The rubber meets the road here with the risk of supersized fines, which creates a very different ball-game form the one played in the U.S. for all these years. A breach like the one Equifax suffered, may have cost the company and its shareholders $628 million in fines alone. So, the era of sloppy security must become a serious, non-lip-service, C-suite concern from now on.

Another huge impact of GDPR on most global and soon to become U.S. businesses alike will be the requirement to rope your third-party providers into your compliance circle in addition to the currently tame contract that must already be in place between you and your sub-contractor. The new requirement spells out broader coverage and more specificity around breach reporting requirements, preventing you from shirking your duty as a protector of your employee and customer data.

If a data controller (you) is using a data processor (your sub-contractor) and it’s the data processor that suffers the breach, they’re now required to inform you (the data controller) as soon as they become aware. So, while you remain liable for your own compliance you musty now additionally insure that your sub-contractors can provide “sufficient guarantees” that the regulatory requirements will be satisfied, and the rights of the data subjects protected. These guarantees must be insured one way or the other, unless you intend to hold the bag if your third-party processor flakes. I didn’t think so.

And my favorite new right? The right to human review for AI decisions.

Article 22 of GDPR places a set of restrictions on decisions that are based on the automated profiling of individuals. In other words, profiling based on a purely mathematical and/or algorithmic process. There is some weasel language that exempts processes that are “necessary” when entering into a performance contract between a company and an individual or where law enforcement issues are present (fraud detection), or where the individual has expressly consented to the processing.
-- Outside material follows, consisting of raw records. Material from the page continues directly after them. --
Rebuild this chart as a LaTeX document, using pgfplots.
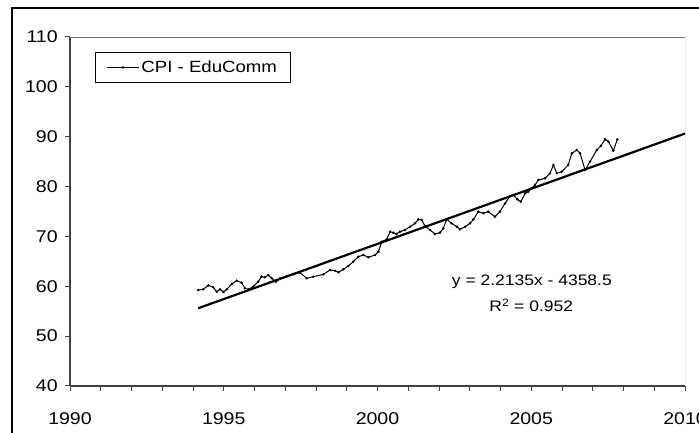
\documentclass[border=0pt]{standalone}
\usepackage{fontspec}
\setmainfont{Liberation Sans}[FakeStretch=1.15]
\usepackage{pgfplots}
\pgfplotsset{compat=1.18}

\begin{document}
\begin{tikzpicture}
\fontsize{15.2}{18}\selectfont
\begin{axis}[
    at={(70pt,47pt)}, anchor=south west,
    scale only axis, width=615pt, height=349pt,
    xmin=1990, xmax=2010, ymin=40, ymax=110,
    xtick={1990,1995,...,2010}, minor x tick num=4,
    ytick={40,50,...,110},
    axis x line*=bottom, axis y line*=left,
    axis line style={line width=1.3pt, black!75},
    tick style={line width=1pt, black!75},
    tick align=outside,
    major tick length=5pt, minor tick length=5pt,
    /pgf/number format/assume math mode=true,
    /pgf/number format/1000 sep={},
    every tick label/.append style={font=\fontsize{17}{20}\selectfont},
    xticklabel style={yshift=-16pt},
    yticklabel style={xshift=-2pt},
    legend style={at={(axis description cs:0.0407,0.957)}, anchor=north west,
        draw=black, line width=0.8pt, inner xsep=11pt, inner ysep=6pt,
        font=\fontsize{16.2}{19}\selectfont},
    legend cell align=left,
    legend image code/.code={\draw[#1, mark repeat=2, mark phase=2]
        plot coordinates {(0pt,0pt) (16pt,0pt) (32pt,0pt)};},
    clip=true,
]
\draw[black!55, line width=0.9pt] (rel axis cs:0,1) -- (rel axis cs:1,1) -- (rel axis cs:1,0);

% CPI - EduComm (monthly series)
\addplot[black, line width=1pt, mark=*, mark size=0.7pt] coordinates {
(1994.17,59.25) (1994.33,59.39) (1994.50,60.20) (1994.66,59.80) (1994.77,58.91)
(1994.88,59.39) (1994.99,58.85) (1995.10,59.39) (1995.26,60.46) (1995.42,61.12)
(1995.58,60.72) (1995.69,59.59) (1995.80,59.39) (1995.96,59.92) (1996.12,60.92)
(1996.23,61.92) (1996.34,61.80) (1996.45,62.26) (1996.56,61.60) (1996.70,60.92)
(1996.83,61.60) (1997.05,62.06) (1997.26,62.46) (1997.48,62.72) (1997.70,61.60)
(1997.91,61.92) (1998.24,62.40) (1998.46,63.27) (1998.62,63.12) (1998.73,62.80)
(1998.89,63.41) (1999.05,64.07) (1999.21,64.93) (1999.38,65.93) (1999.54,66.27)
(1999.70,65.81) (1999.92,66.27) (2000.03,66.94) (2000.14,68.94) (2000.30,69.42)
(2000.41,70.95) (2000.51,70.75) (2000.62,70.49) (2000.73,70.95) (2000.89,71.29)
(2001.06,71.95) (2001.22,72.63) (2001.33,73.43) (2001.44,73.29) (2001.54,72.09)
(2001.71,71.29) (2001.87,70.49) (2002.03,70.75) (2002.14,71.63) (2002.25,73.43)
(2002.41,72.63) (2002.58,71.95) (2002.68,71.43) (2002.85,71.95) (2003.01,72.63)
(2003.12,73.43) (2003.28,74.96) (2003.44,74.64) (2003.60,74.96) (2003.82,73.96)
(2003.98,74.96) (2004.15,76.64) (2004.31,78.11) (2004.42,78.31) (2004.55,77.45)
(2004.66,76.96) (2004.80,78.65) (2004.90,78.97) (2005.01,79.65) (2005.12,80.31)
(2005.23,81.32) (2005.45,81.66) (2005.61,82.66) (2005.72,84.32) (2005.83,82.66)
(2005.99,82.98) (2006.20,84.32) (2006.32,86.67) (2006.48,87.33) (2006.59,86.67)
(2006.75,83.32) (2006.91,84.99) (2007.13,87.33) (2007.26,88.13) (2007.40,89.48)
(2007.51,89.00) (2007.67,87.19) (2007.80,89.48)
};
\addlegendentry{CPI - EduComm}

% linear trend line, y = 2.2135x - 4358.5
\addplot[black, line width=2.2pt, forget plot] coordinates {(1994.17,55.60) (2010,90.63)};

\node[font=\fontsize{15.2}{18}\selectfont] at (axis cs:2005.02,60.86) {y = 2.2135x - 4358.5};
\node[font=\fontsize{15.2}{18}\selectfont] at (axis cs:2005.0,56.2) {R\textsuperscript{2} = 0.952};
\end{axis}
\draw[black, line width=1.2pt] (12pt,-20pt) rectangle (720pt,425pt);
\pgfresetboundingbox
\useasboundingbox (0pt,0pt) rectangle (699pt,433pt);
\end{tikzpicture}
\end{document}
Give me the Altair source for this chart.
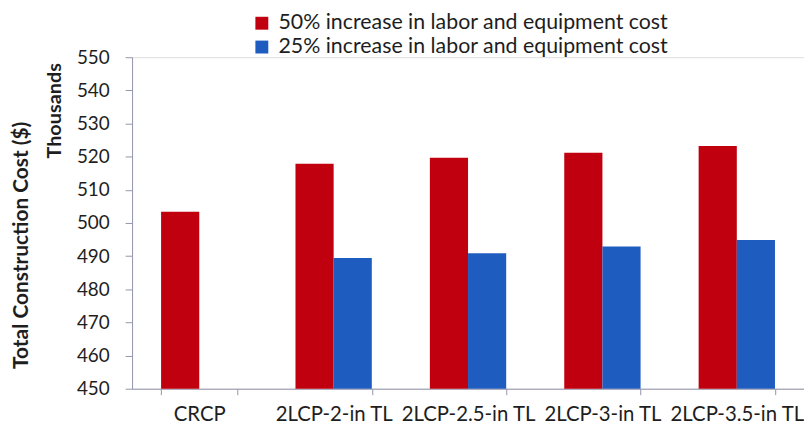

These sorts of exempted ‘AI decisions’ would be an automated refusal of a credit application, e-recruitment practices and several other examples.  

But, even so, I am sure that we will see a dramatic increase in AI-related discrimination cases around e-recruitment practices as an example, and maybe to the extent that the nascent industry gets clobbered aborning. Because while provisioning against automated decisions may not be new, this potential path for GDPR to check the power of the machine learning and AI juggernauts will certainly impact its trajectory on its overtake of human interaction.  

As a footnote, individuals will have the right to challenge and request a review of an automated decision in the restricted classes at any time and will thus receive a modicum of protection when the perceived treatment is judged to be unfair or harmful by those affected. That one small right will create huge process and operational problems for all businesses who are now furiously adopting machine learning technologies in applications like recruitment, human resources, workplace communications, healthcare, supply chain, logistics, manufacturing and retail.

There are also additional restrictions on data used for any profiling practices such as health data, political beliefs, religious affiliations, etc., and all of that requires consent from the user for doing so. Profiling based on other types of personal data does not require obtaining consent from the individuals, but it still requires a legal basis and there still involves a transparency requirement, which translates to mean that service providers will need to inform users they are being profiled and explain what it means for them. And ultimately here too the users always have the right to file an objection.

At the end of the day, the organizations facing the greatest liability risks under GDPR are the ones that deliberately conclude by their actions that privacy protection rights are subordinated to the greater business interest.